There is nothing in the respondent’s contention that the court in the present petition cannot take cognizance of what happened in the proceedings for a declaratory decree. Matter of Keenan, 314 Mass. 544, 548. Matter of Welansky, 319 Mass. 205, 210. Assessors of Lawrence v. Arlington Mills, 320 Mass. 272, 273-274.

The decree is to be reversed, and a new decree is to be entered removing the respondent as trustee under the will of Joseph Gordon.

So ordered.

“If any of my said children shall marry a person not bom in the Hebrew faith, then I hereby revoke the gift or gifts and the provision or provisions herein made to or for such child, and I direct that the portion or portions of my estate, and the interest or interests therein which I have by this will given to such child so marrying a person not born in the Hebrew faith shall be paid and made over to that person or persons who would have been entitled thereto under this will if such beneficiary had died before becoming entitled by the provisions hereof to such portion or portions, interest or interests, without leaving lawful issue.”
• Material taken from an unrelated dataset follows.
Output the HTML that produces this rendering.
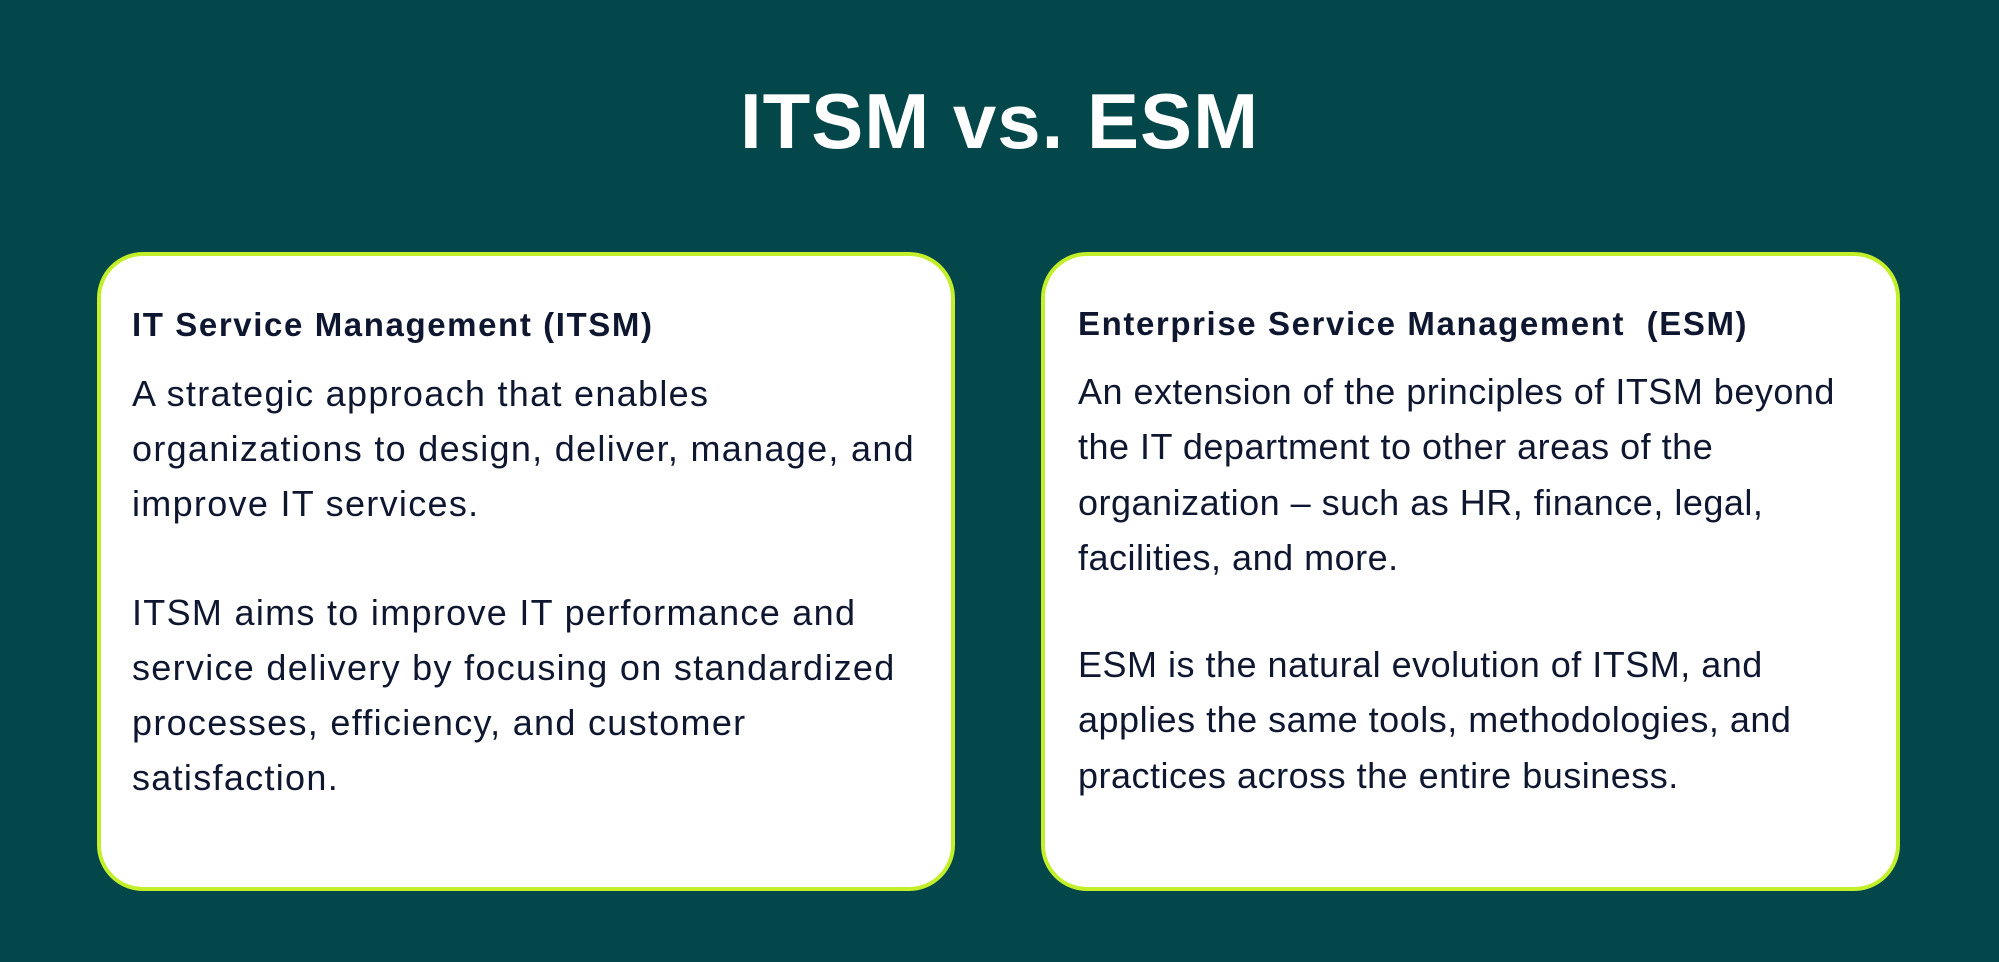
<!DOCTYPE html>
<html><head><meta charset="utf-8"><style>
html,body{margin:0;padding:0;}
body{width:1999px;height:962px;background:#03474a;position:relative;overflow:hidden;font-family:"Liberation Sans",sans-serif;}
.t{position:absolute;white-space:nowrap;line-height:1;color:#0f1730;}
.card{position:absolute;background:#fff;border:4px solid #c3ef2a;border-radius:46px;box-sizing:border-box;}
.h{font-weight:bold;font-size:33px;letter-spacing:1.6px;}
.b{font-size:36px;letter-spacing:1.3px;}
.r{letter-spacing:0.5px;}
</style></head><body>
<div class="t" style="left:0;width:1999px;text-align:center;top:82px;font-size:78px;font-weight:bold;color:#fff;letter-spacing:1px;">ITSM vs. ESM</div>
<div class="card" style="left:97px;top:252px;width:858px;height:639px;"></div>
<div class="card" style="left:1041px;top:252px;width:859px;height:639px;"></div>

<div class="t h" style="left:132px;top:308px;">IT Service Management (ITSM)</div>
<div class="t b" style="left:132px;top:376px;">A strategic approach that enables</div>
<div class="t b" style="left:132px;top:431px;">organizations to design, deliver, manage, and</div>
<div class="t b" style="left:132px;top:486px;">improve IT services.</div>
<div class="t b" style="left:132px;top:595px;">ITSM aims to improve IT performance and</div>
<div class="t b" style="left:132px;top:650px;">service delivery by focusing on standardized</div>
<div class="t b" style="left:132px;top:705px;">processes, efficiency, and customer</div>
<div class="t b" style="left:132px;top:760px;">satisfaction.</div>

<div class="t h" style="left:1078px;top:307px;">Enterprise Service Management&nbsp; (ESM)</div>
<div class="t b r" style="left:1078px;top:374px;">An extension of the principles of ITSM beyond</div>
<div class="t b r" style="left:1078px;top:429px;">the IT department to other areas of the</div>
<div class="t b r" style="left:1078px;top:485px;">organization – such as HR, finance, legal,</div>
<div class="t b r" style="left:1078px;top:540px;">facilities, and more.</div>
<div class="t b r" style="left:1078px;top:647px;">ESM is the natural evolution of ITSM, and</div>
<div class="t b r" style="left:1078px;top:702px;">applies the same tools, methodologies, and</div>
<div class="t b r" style="left:1078px;top:758px;">practices across the entire business.</div>
</body></html>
“If any beneficiary under this will shall contest the validity, or institute any proceedings to set it aside in whole or in part, then I hereby revoke the gift or gifts and the provision or provisions herein made to or for him, her or them, and I do direct that the portion or portions of my estate and the interest or interests therein which I have given to him, her or them by this will shall be paid and made over to that person or persons who would have been entitled thereto under this will, if such beneficiary had died before becoming entitled by the provisions hereof to such portion or portions, interest or interests, without leaving lawful issue.”